* [The task]
Do not copy the pictures; transcribe all other material exactly.

[START OF Data shown]

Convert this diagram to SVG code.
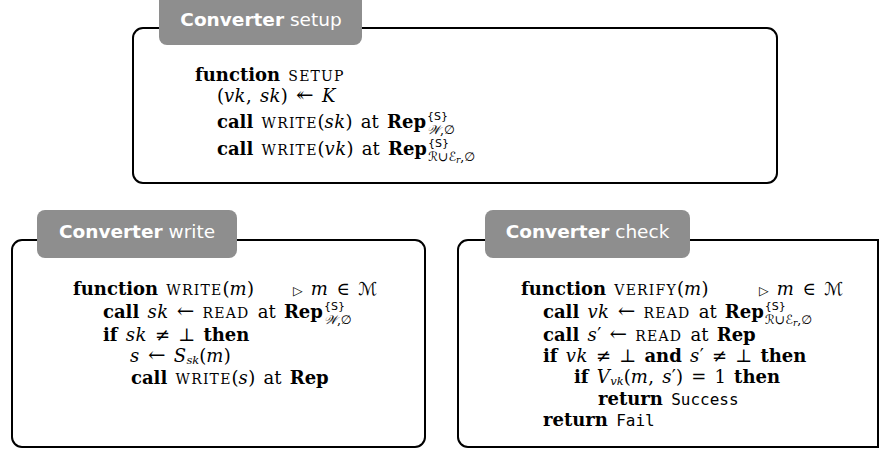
<svg xmlns="http://www.w3.org/2000/svg" width="879" height="451" viewBox="0 0 879 451">
<style>
.box{fill:#fff;stroke:#000;stroke-width:2}
.tab{fill:#8e8e8e}
.tabt{font-family:"DejaVu Sans",sans-serif;font-size:18.5px;fill:#fff;text-anchor:middle}
.bd{font-weight:bold}
.t{font-family:"DejaVu Serif","DejaVu Sans",serif;font-size:18px;fill:#000;word-spacing:2.5px}
.b{font-weight:bold}
.i{font-style:italic;letter-spacing:0.4px}
.sc{font-size:14px;letter-spacing:1.2px}
.ar{font-size:21px}
.sup{font-family:"DejaVu Sans",sans-serif;font-size:11px;word-spacing:0;letter-spacing:0}
.sub{font-size:12.5px;font-style:italic}
.subs{font-size:11.5px;font-style:italic}
.subn{font-size:12.5px}
.ss{font-size:9px;font-style:italic}
.tt{font-family:"DejaVu Sans Mono","Liberation Mono",monospace;font-size:16px}
.tri{font-size:12.5px}
</style>
<g id="connectors"/>
<g id="node-setup">
<rect class="box" x="133" y="28" width="644" height="155" rx="10"/>
<rect class="tab" x="159" y="-8" width="203" height="53" rx="8"/>
<text class="tabt" x="261" y="26"><tspan class="bd">Converter</tspan> setup</text>
<text class="t" x="195" y="81"><tspan class="b">function</tspan> <tspan class="sc">SETUP</tspan></text>
<text class="t" x="217" y="102">(<tspan class="i">vk</tspan>, <tspan class="i">sk</tspan>) <tspan class="ar">↞</tspan> <tspan class="i">K</tspan></text>
<text class="t" x="217" y="128"><tspan class="b">call</tspan> <tspan class="sc">WRITE</tspan>(<tspan class="i">sk</tspan>) at <tspan class="b">Rep</tspan><tspan class="sup" dx="1" dy="-8">{S}</tspan><tspan class="sub" dx="-21" dy="14">𝒲</tspan><tspan class="subn">,∅</tspan></text>
<text class="t" x="217" y="155"><tspan class="b">call</tspan> <tspan class="sc">WRITE</tspan>(<tspan class="i">vk</tspan>) at <tspan class="b">Rep</tspan><tspan class="sup" dx="1" dy="-8">{S}</tspan><tspan class="sub" dx="-21" dy="14">ℛ</tspan><tspan class="subn">∪</tspan><tspan class="sub">ℰ</tspan><tspan class="ss" dy="2">r</tspan><tspan class="subn" dy="-2">,∅</tspan></text>
</g>
<g id="node-write">
<rect class="box" x="12" y="240" width="413" height="207" rx="10"/>
<rect class="tab" x="37" y="210" width="200" height="48" rx="8"/>
<text class="tabt" x="137" y="238"><tspan class="bd">Converter</tspan> write</text>
<text class="t" x="73" y="295"><tspan class="b">function</tspan> <tspan class="sc">WRITE</tspan>(<tspan class="i">m</tspan>)</text>
<text class="t" x="293" y="295"><tspan class="tri">▷</tspan> <tspan class="i">m</tspan> ∈ ℳ</text>
<text class="t" x="103" y="318"><tspan class="b">call</tspan> <tspan class="i">sk</tspan> <tspan class="ar">←</tspan> <tspan class="sc">READ</tspan> at <tspan class="b">Rep</tspan><tspan class="sup" dx="1" dy="-8">{S}</tspan><tspan class="sub" dx="-21" dy="14">𝒲</tspan><tspan class="subn">,∅</tspan></text>
<text class="t" x="103" y="341"><tspan class="b">if</tspan> <tspan class="i">sk</tspan> ≠ ⊥ <tspan class="b">then</tspan></text>
<text class="t" x="130" y="362"><tspan class="i">s</tspan> <tspan class="ar">←</tspan> <tspan class="i">S</tspan><tspan class="subs" dy="2">sk</tspan><tspan dy="-2">(</tspan><tspan class="i">m</tspan>)</text>
<text class="t" x="131" y="384"><tspan class="b">call</tspan> <tspan class="sc">WRITE</tspan>(<tspan class="i">s</tspan>) at <tspan class="b">Rep</tspan></text>
</g>
<g id="node-check">
<path class="box" d="M878 240 H468 A10 10 0 0 0 458 250 V437 A10 10 0 0 0 468 447 H878 Z"/>
<rect class="tab" x="485" y="210" width="205" height="48" rx="8"/>
<text class="tabt" x="587.5" y="238"><tspan class="bd">Converter</tspan> check</text>
<text class="t" x="521" y="295"><tspan class="b">function</tspan> <tspan class="sc">VERIFY</tspan>(<tspan class="i">m</tspan>)</text>
<text class="t" x="759" y="295"><tspan class="tri">▷</tspan> <tspan class="i">m</tspan> ∈ ℳ</text>
<text class="t" x="543" y="318"><tspan class="b">call</tspan> <tspan class="i">vk</tspan> <tspan class="ar">←</tspan> <tspan class="sc">READ</tspan> at <tspan class="b">Rep</tspan><tspan class="sup" dx="1" dy="-8">{S}</tspan><tspan class="sub" dx="-21" dy="14">ℛ</tspan><tspan class="subn">∪</tspan><tspan class="sub">ℰ</tspan><tspan class="ss" dy="2">r</tspan><tspan class="subn" dy="-2">,∅</tspan></text>
<text class="t" x="543" y="341"><tspan class="b">call</tspan> <tspan class="i">s</tspan>′ <tspan class="ar">←</tspan> <tspan class="sc">READ</tspan> at <tspan class="b">Rep</tspan></text>
<text class="t" x="543" y="362"><tspan class="b">if</tspan> <tspan class="i">vk</tspan> ≠ ⊥ <tspan class="b">and</tspan> <tspan class="i">s</tspan>′ ≠ ⊥ <tspan class="b">then</tspan></text>
<text class="t" x="574" y="383"><tspan class="b">if</tspan> <tspan class="i">V</tspan><tspan class="subs" dy="2">vk</tspan><tspan dy="-2">(</tspan><tspan class="i">m</tspan>, <tspan class="i">s</tspan>′) = 1 <tspan class="b">then</tspan></text>
<text class="t" x="598" y="405"><tspan class="b">return</tspan> <tspan class="tt">Success</tspan></text>
<text class="t" x="543" y="426"><tspan class="b">return</tspan> <tspan class="tt">Fail</tspan></text>
</g>
</svg>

[END OF Data shown]

* [Task response]
Convert this diagram to SVG code.
<svg xmlns="http://www.w3.org/2000/svg" width="879" height="451" viewBox="0 0 879 451">
<style>
.box{fill:#fff;stroke:#000;stroke-width:2}
.tab{fill:#8e8e8e}
.tabt{font-family:"DejaVu Sans",sans-serif;font-size:18.5px;fill:#fff;text-anchor:middle}
.bd{font-weight:bold}
.t{font-family:"DejaVu Serif","DejaVu Sans",serif;font-size:18px;fill:#000;word-spacing:2.5px}
.b{font-weight:bold}
.i{font-style:italic;letter-spacing:0.4px}
.sc{font-size:14px;letter-spacing:1.2px}
.ar{font-size:21px}
.sup{font-family:"DejaVu Sans",sans-serif;font-size:11px;word-spacing:0;letter-spacing:0}
.sub{font-size:12.5px;font-style:italic}
.subs{font-size:11.5px;font-style:italic}
.subn{font-size:12.5px}
.ss{font-size:9px;font-style:italic}
.tt{font-family:"DejaVu Sans Mono","Liberation Mono",monospace;font-size:16px}
.tri{font-size:12.5px}
</style>
<g id="connectors"/>
<g id="node-setup">
<rect class="box" x="133" y="28" width="644" height="155" rx="10"/>
<rect class="tab" x="159" y="-8" width="203" height="53" rx="8"/>
<text class="tabt" x="261" y="26"><tspan class="bd">Converter</tspan> setup</text>
<text class="t" x="195" y="81"><tspan class="b">function</tspan> <tspan class="sc">SETUP</tspan></text>
<text class="t" x="217" y="102">(<tspan class="i">vk</tspan>, <tspan class="i">sk</tspan>) <tspan class="ar">↞</tspan> <tspan class="i">K</tspan></text>
<text class="t" x="217" y="128"><tspan class="b">call</tspan> <tspan class="sc">WRITE</tspan>(<tspan class="i">sk</tspan>) at <tspan class="b">Rep</tspan><tspan class="sup" dx="1" dy="-8">{S}</tspan><tspan class="sub" dx="-21" dy="14">𝒲</tspan><tspan class="subn">,∅</tspan></text>
<text class="t" x="217" y="155"><tspan class="b">call</tspan> <tspan class="sc">WRITE</tspan>(<tspan class="i">vk</tspan>) at <tspan class="b">Rep</tspan><tspan class="sup" dx="1" dy="-8">{S}</tspan><tspan class="sub" dx="-21" dy="14">ℛ</tspan><tspan class="subn">∪</tspan><tspan class="sub">ℰ</tspan><tspan class="ss" dy="2">r</tspan><tspan class="subn" dy="-2">,∅</tspan></text>
</g>
<g id="node-write">
<rect class="box" x="12" y="240" width="413" height="207" rx="10"/>
<rect class="tab" x="37" y="210" width="200" height="48" rx="8"/>
<text class="tabt" x="137" y="238"><tspan class="bd">Converter</tspan> write</text>
<text class="t" x="73" y="295"><tspan class="b">function</tspan> <tspan class="sc">WRITE</tspan>(<tspan class="i">m</tspan>)</text>
<text class="t" x="293" y="295"><tspan class="tri">▷</tspan> <tspan class="i">m</tspan> ∈ ℳ</text>
<text class="t" x="103" y="318"><tspan class="b">call</tspan> <tspan class="i">sk</tspan> <tspan class="ar">←</tspan> <tspan class="sc">READ</tspan> at <tspan class="b">Rep</tspan><tspan class="sup" dx="1" dy="-8">{S}</tspan><tspan class="sub" dx="-21" dy="14">𝒲</tspan><tspan class="subn">,∅</tspan></text>
<text class="t" x="103" y="341"><tspan class="b">if</tspan> <tspan class="i">sk</tspan> ≠ ⊥ <tspan class="b">then</tspan></text>
<text class="t" x="130" y="362"><tspan class="i">s</tspan> <tspan class="ar">←</tspan> <tspan class="i">S</tspan><tspan class="subs" dy="2">sk</tspan><tspan dy="-2">(</tspan><tspan class="i">m</tspan>)</text>
<text class="t" x="131" y="384"><tspan class="b">call</tspan> <tspan class="sc">WRITE</tspan>(<tspan class="i">s</tspan>) at <tspan class="b">Rep</tspan></text>
</g>
<g id="node-check">
<path class="box" d="M878 240 H468 A10 10 0 0 0 458 250 V437 A10 10 0 0 0 468 447 H878 Z"/>
<rect class="tab" x="485" y="210" width="205" height="48" rx="8"/>
<text class="tabt" x="587.5" y="238"><tspan class="bd">Converter</tspan> check</text>
<text class="t" x="521" y="295"><tspan class="b">function</tspan> <tspan class="sc">VERIFY</tspan>(<tspan class="i">m</tspan>)</text>
<text class="t" x="759" y="295"><tspan class="tri">▷</tspan> <tspan class="i">m</tspan> ∈ ℳ</text>
<text class="t" x="543" y="318"><tspan class="b">call</tspan> <tspan class="i">vk</tspan> <tspan class="ar">←</tspan> <tspan class="sc">READ</tspan> at <tspan class="b">Rep</tspan><tspan class="sup" dx="1" dy="-8">{S}</tspan><tspan class="sub" dx="-21" dy="14">ℛ</tspan><tspan class="subn">∪</tspan><tspan class="sub">ℰ</tspan><tspan class="ss" dy="2">r</tspan><tspan class="subn" dy="-2">,∅</tspan></text>
<text class="t" x="543" y="341"><tspan class="b">call</tspan> <tspan class="i">s</tspan>′ <tspan class="ar">←</tspan> <tspan class="sc">READ</tspan> at <tspan class="b">Rep</tspan></text>
<text class="t" x="543" y="362"><tspan class="b">if</tspan> <tspan class="i">vk</tspan> ≠ ⊥ <tspan class="b">and</tspan> <tspan class="i">s</tspan>′ ≠ ⊥ <tspan class="b">then</tspan></text>
<text class="t" x="574" y="383"><tspan class="b">if</tspan> <tspan class="i">V</tspan><tspan class="subs" dy="2">vk</tspan><tspan dy="-2">(</tspan><tspan class="i">m</tspan>, <tspan class="i">s</tspan>′) = 1 <tspan class="b">then</tspan></text>
<text class="t" x="598" y="405"><tspan class="b">return</tspan> <tspan class="tt">Success</tspan></text>
<text class="t" x="543" y="426"><tspan class="b">return</tspan> <tspan class="tt">Fail</tspan></text>
</g>
</svg>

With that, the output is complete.